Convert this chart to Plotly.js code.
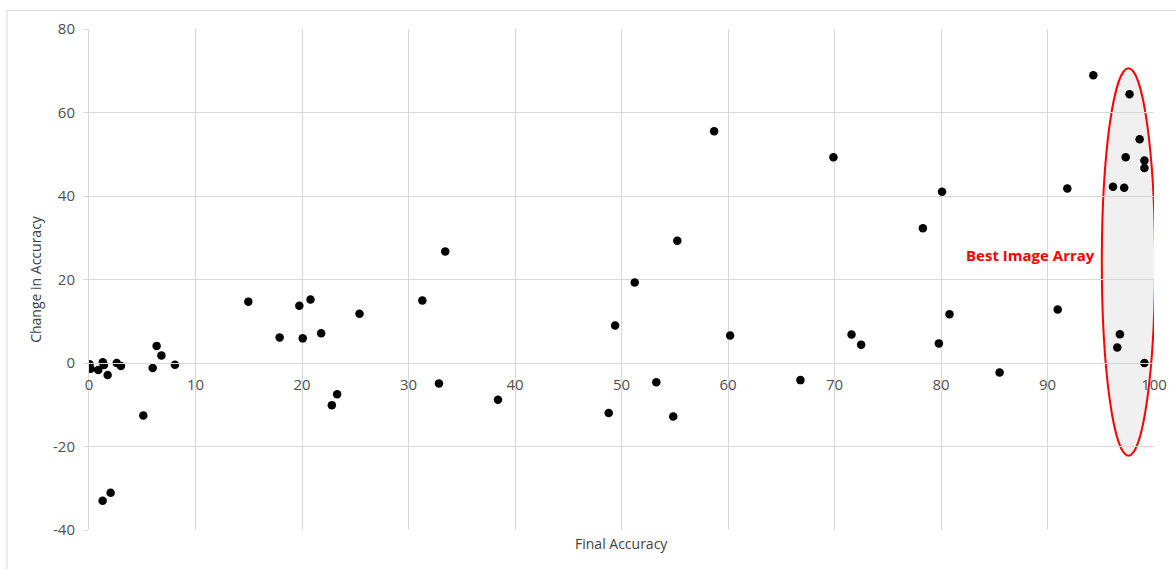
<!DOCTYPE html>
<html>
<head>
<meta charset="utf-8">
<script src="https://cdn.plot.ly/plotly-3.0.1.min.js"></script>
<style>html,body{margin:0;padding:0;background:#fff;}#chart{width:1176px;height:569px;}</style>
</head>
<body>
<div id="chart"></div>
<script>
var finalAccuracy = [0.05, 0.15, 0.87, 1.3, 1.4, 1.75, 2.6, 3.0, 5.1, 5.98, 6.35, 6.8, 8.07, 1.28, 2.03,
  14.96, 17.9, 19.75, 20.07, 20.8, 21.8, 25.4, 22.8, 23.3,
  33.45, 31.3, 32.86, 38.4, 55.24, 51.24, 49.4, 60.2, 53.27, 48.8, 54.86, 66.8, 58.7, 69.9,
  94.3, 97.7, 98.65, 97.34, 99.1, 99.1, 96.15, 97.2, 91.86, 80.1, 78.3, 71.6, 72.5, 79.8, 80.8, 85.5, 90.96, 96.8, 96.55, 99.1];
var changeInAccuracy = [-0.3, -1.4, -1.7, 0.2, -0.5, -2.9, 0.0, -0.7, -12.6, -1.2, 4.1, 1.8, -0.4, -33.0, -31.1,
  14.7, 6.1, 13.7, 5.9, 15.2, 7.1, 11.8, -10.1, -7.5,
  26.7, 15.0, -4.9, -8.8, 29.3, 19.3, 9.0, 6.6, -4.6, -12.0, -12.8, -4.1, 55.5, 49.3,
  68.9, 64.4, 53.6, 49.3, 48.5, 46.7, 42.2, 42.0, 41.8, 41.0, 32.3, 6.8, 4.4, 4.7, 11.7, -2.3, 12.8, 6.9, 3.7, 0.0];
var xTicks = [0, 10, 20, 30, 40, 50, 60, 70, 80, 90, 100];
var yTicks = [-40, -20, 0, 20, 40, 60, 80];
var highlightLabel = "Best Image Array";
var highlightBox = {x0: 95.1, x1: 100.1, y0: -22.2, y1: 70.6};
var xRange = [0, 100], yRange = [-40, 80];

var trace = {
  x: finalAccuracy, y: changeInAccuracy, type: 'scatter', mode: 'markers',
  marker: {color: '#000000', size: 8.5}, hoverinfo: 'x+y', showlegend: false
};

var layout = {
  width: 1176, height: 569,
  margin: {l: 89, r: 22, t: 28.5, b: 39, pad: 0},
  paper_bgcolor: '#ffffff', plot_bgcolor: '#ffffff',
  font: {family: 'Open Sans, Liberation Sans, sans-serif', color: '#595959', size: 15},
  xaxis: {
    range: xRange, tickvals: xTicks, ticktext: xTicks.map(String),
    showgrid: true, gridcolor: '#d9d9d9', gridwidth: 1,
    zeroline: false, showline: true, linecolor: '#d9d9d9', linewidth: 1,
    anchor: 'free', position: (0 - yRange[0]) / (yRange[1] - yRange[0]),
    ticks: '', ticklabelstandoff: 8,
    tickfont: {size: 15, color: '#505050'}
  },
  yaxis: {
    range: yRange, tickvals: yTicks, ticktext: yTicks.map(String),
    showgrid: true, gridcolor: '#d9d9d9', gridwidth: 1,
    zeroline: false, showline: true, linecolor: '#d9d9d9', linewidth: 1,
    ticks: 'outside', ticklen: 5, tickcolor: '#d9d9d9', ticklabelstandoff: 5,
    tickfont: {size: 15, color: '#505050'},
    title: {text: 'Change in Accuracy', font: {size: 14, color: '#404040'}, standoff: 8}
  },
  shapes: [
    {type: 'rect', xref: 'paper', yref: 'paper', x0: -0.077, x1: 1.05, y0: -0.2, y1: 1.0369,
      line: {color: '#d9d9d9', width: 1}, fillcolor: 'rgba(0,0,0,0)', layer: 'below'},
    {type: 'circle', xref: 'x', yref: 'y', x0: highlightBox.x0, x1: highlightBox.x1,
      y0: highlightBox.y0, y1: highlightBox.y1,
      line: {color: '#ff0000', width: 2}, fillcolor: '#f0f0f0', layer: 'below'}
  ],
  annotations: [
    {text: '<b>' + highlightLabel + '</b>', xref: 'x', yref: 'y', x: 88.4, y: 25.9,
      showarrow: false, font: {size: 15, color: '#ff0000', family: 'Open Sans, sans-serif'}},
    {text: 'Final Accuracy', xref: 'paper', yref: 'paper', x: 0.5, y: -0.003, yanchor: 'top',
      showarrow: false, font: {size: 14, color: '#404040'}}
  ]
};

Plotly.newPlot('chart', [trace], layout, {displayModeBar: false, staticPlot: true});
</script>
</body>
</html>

### BRIEF
From the data above, write out everything exactly except the pictures.

### RESPONSE TO THE EXERCISE
Convert this chart to Plotly.js code.
<!DOCTYPE html>
<html>
<head>
<meta charset="utf-8">
<script src="https://cdn.plot.ly/plotly-3.0.1.min.js"></script>
<style>html,body{margin:0;padding:0;background:#fff;}#chart{width:1176px;height:569px;}</style>
</head>
<body>
<div id="chart"></div>
<script>
var finalAccuracy = [0.05, 0.15, 0.87, 1.3, 1.4, 1.75, 2.6, 3.0, 5.1, 5.98, 6.35, 6.8, 8.07, 1.28, 2.03,
  14.96, 17.9, 19.75, 20.07, 20.8, 21.8, 25.4, 22.8, 23.3,
  33.45, 31.3, 32.86, 38.4, 55.24, 51.24, 49.4, 60.2, 53.27, 48.8, 54.86, 66.8, 58.7, 69.9,
  94.3, 97.7, 98.65, 97.34, 99.1, 99.1, 96.15, 97.2, 91.86, 80.1, 78.3, 71.6, 72.5, 79.8, 80.8, 85.5, 90.96, 96.8, 96.55, 99.1];
var changeInAccuracy = [-0.3, -1.4, -1.7, 0.2, -0.5, -2.9, 0.0, -0.7, -12.6, -1.2, 4.1, 1.8, -0.4, -33.0, -31.1,
  14.7, 6.1, 13.7, 5.9, 15.2, 7.1, 11.8, -10.1, -7.5,
  26.7, 15.0, -4.9, -8.8, 29.3, 19.3, 9.0, 6.6, -4.6, -12.0, -12.8, -4.1, 55.5, 49.3,
  68.9, 64.4, 53.6, 49.3, 48.5, 46.7, 42.2, 42.0, 41.8, 41.0, 32.3, 6.8, 4.4, 4.7, 11.7, -2.3, 12.8, 6.9, 3.7, 0.0];
var xTicks = [0, 10, 20, 30, 40, 50, 60, 70, 80, 90, 100];
var yTicks = [-40, -20, 0, 20, 40, 60, 80];
var highlightLabel = "Best Image Array";
var highlightBox = {x0: 95.1, x1: 100.1, y0: -22.2, y1: 70.6};
var xRange = [0, 100], yRange = [-40, 80];

var trace = {
  x: finalAccuracy, y: changeInAccuracy, type: 'scatter', mode: 'markers',
  marker: {color: '#000000', size: 8.5}, hoverinfo: 'x+y', showlegend: false
};

var layout = {
  width: 1176, height: 569,
  margin: {l: 89, r: 22, t: 28.5, b: 39, pad: 0},
  paper_bgcolor: '#ffffff', plot_bgcolor: '#ffffff',
  font: {family: 'Open Sans, Liberation Sans, sans-serif', color: '#595959', size: 15},
  xaxis: {
    range: xRange, tickvals: xTicks, ticktext: xTicks.map(String),
    showgrid: true, gridcolor: '#d9d9d9', gridwidth: 1,
    zeroline: false, showline: true, linecolor: '#d9d9d9', linewidth: 1,
    anchor: 'free', position: (0 - yRange[0]) / (yRange[1] - yRange[0]),
    ticks: '', ticklabelstandoff: 8,
    tickfont: {size: 15, color: '#505050'}
  },
  yaxis: {
    range: yRange, tickvals: yTicks, ticktext: yTicks.map(String),
    showgrid: true, gridcolor: '#d9d9d9', gridwidth: 1,
    zeroline: false, showline: true, linecolor: '#d9d9d9', linewidth: 1,
    ticks: 'outside', ticklen: 5, tickcolor: '#d9d9d9', ticklabelstandoff: 5,
    tickfont: {size: 15, color: '#505050'},
    title: {text: 'Change in Accuracy', font: {size: 14, color: '#404040'}, standoff: 8}
  },
  shapes: [
    {type: 'rect', xref: 'paper', yref: 'paper', x0: -0.077, x1: 1.05, y0: -0.2, y1: 1.0369,
      line: {color: '#d9d9d9', width: 1}, fillcolor: 'rgba(0,0,0,0)', layer: 'below'},
    {type: 'circle', xref: 'x', yref: 'y', x0: highlightBox.x0, x1: highlightBox.x1,
      y0: highlightBox.y0, y1: highlightBox.y1,
      line: {color: '#ff0000', width: 2}, fillcolor: '#f0f0f0', layer: 'below'}
  ],
  annotations: [
    {text: '<b>' + highlightLabel + '</b>', xref: 'x', yref: 'y', x: 88.4, y: 25.9,
      showarrow: false, font: {size: 15, color: '#ff0000', family: 'Open Sans, sans-serif'}},
    {text: 'Final Accuracy', xref: 'paper', yref: 'paper', x: 0.5, y: -0.003, yanchor: 'top',
      showarrow: false, font: {size: 14, color: '#404040'}}
  ]
};

Plotly.newPlot('chart', [trace], layout, {displayModeBar: false, staticPlot: true});
</script>
</body>
</html>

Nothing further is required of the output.